I think the new format’s easier if you’re looking to read up on a topic/ concept, but the old format is certainly the preferred topic if its more of a quiz.
So I guess it really depends on what you intend the article to be more of – a brush-up article or a quiz.
Loving your work.
I prefer the old format.
Though as this is my favourite blog, I’m happy either way. 🙂
Unfortunately, there is a great need for tactical syntactical revision. Here is a sentence I came across today: “The staff may become desensitized to the frequency with which alarms are sounded and become complacent, delaying needed action.”
It sounds as if the alarms become complacent, doesn’t it?

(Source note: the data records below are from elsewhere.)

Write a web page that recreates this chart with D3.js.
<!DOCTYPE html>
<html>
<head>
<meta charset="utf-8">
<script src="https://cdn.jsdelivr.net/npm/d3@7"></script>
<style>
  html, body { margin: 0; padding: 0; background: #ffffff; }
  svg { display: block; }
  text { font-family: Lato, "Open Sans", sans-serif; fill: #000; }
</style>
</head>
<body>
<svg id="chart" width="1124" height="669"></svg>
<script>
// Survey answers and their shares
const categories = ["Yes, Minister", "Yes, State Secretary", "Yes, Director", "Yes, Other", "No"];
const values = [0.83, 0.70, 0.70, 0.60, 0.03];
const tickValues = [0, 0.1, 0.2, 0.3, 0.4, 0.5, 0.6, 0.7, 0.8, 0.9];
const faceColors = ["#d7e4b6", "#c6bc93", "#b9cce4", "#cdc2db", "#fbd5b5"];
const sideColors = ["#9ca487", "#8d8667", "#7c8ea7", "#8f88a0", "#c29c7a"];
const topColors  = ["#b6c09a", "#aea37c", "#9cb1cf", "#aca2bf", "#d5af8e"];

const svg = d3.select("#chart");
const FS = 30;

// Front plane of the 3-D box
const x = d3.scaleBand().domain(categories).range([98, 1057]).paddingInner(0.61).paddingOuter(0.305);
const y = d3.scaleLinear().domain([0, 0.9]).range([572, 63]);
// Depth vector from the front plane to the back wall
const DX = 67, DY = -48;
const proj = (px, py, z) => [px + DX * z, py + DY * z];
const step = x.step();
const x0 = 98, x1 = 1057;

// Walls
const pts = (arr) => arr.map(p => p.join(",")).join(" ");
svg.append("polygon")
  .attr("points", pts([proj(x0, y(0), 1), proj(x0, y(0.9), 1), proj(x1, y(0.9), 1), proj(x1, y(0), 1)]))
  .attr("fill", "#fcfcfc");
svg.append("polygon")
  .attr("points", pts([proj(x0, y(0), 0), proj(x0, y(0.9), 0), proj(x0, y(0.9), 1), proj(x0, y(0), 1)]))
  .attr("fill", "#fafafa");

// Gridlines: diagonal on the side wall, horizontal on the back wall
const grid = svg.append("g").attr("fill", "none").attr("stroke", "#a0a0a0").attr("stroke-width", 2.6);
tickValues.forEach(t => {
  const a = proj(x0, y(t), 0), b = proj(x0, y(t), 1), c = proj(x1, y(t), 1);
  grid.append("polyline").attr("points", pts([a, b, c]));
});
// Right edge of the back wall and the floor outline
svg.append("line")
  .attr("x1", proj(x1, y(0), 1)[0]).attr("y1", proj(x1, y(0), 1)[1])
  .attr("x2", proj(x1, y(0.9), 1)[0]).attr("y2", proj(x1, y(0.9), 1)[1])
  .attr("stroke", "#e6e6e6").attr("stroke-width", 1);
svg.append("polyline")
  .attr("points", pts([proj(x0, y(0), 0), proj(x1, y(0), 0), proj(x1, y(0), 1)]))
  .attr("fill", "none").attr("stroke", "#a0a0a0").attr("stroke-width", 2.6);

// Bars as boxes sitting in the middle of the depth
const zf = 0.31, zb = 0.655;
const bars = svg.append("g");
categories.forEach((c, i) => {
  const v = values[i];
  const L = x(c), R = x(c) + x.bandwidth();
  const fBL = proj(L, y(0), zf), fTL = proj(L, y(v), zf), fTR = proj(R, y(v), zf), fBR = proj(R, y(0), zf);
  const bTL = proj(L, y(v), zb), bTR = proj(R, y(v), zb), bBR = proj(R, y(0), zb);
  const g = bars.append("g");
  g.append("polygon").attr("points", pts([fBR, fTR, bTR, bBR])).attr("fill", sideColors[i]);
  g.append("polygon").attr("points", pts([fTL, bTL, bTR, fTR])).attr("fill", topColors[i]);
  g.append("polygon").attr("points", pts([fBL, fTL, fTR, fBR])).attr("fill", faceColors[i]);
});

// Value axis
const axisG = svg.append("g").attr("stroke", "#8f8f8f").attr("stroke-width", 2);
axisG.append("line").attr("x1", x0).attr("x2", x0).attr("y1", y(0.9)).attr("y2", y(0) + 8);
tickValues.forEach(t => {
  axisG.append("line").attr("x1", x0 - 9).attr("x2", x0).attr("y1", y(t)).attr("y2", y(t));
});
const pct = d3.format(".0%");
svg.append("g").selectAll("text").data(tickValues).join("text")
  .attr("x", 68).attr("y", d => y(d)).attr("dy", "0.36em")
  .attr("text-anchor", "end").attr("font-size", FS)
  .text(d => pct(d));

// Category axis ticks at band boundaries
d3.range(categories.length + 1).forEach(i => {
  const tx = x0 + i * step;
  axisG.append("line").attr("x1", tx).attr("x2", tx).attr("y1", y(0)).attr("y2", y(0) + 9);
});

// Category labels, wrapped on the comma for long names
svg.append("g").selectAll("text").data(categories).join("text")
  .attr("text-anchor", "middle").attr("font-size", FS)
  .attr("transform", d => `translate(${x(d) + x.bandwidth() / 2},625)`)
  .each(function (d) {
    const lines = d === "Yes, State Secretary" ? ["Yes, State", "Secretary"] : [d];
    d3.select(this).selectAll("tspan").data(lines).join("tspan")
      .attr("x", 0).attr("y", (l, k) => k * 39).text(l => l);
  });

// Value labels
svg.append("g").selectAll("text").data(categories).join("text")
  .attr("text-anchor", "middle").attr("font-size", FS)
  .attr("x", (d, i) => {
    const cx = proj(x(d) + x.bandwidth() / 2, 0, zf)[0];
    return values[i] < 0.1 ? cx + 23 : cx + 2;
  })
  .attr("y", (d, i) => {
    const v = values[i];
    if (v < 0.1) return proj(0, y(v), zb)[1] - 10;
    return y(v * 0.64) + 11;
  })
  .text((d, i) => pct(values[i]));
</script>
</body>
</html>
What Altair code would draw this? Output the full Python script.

One revision could be, “Because of the frequency with which alarms are sounded, staff may become desensitized and complacent, and as a result, necessary action may be delayed.”
This seems kind of wordy, though; do you have a better revision?
(You see, although I like the quiz format, I also like the idea of interaction!) 🙂
This format for quiz-type post does a better job in enticing the reader to the test. It is somewhat smarter since the answers and the questions are in the same context.
I like the new format. Much easier to track.
I like the new style.
The predicate includes the verb, does it not?
Mark, I like the quiz format…but I almost want to find out the answers the next day, like the daily crossword puzzle!
However, for those of the philosophy that instant gratification takes too long, I realize that the answers need to be there for immediate perusal. I guess if you’re going to do that, IMHO placing each revision immediately following the question is a good way to do it.
You do a great job and a great service!
I like the new format.
This quiz would be a good exercise for a rhet & comp class. Send the students off to look at almost any news source, and have them find examples that commit these sins.
“In order to ensure the safety of others traveling, passengers who refuse to complete the screening process cannot be granted access to the secure area.”
Also, remove the fluffy filler phrase “In order” — it adds nothing.
“To ensure the safety of others traveling, passengers who refuse to complete the screening process cannot be granted access to the secure area.”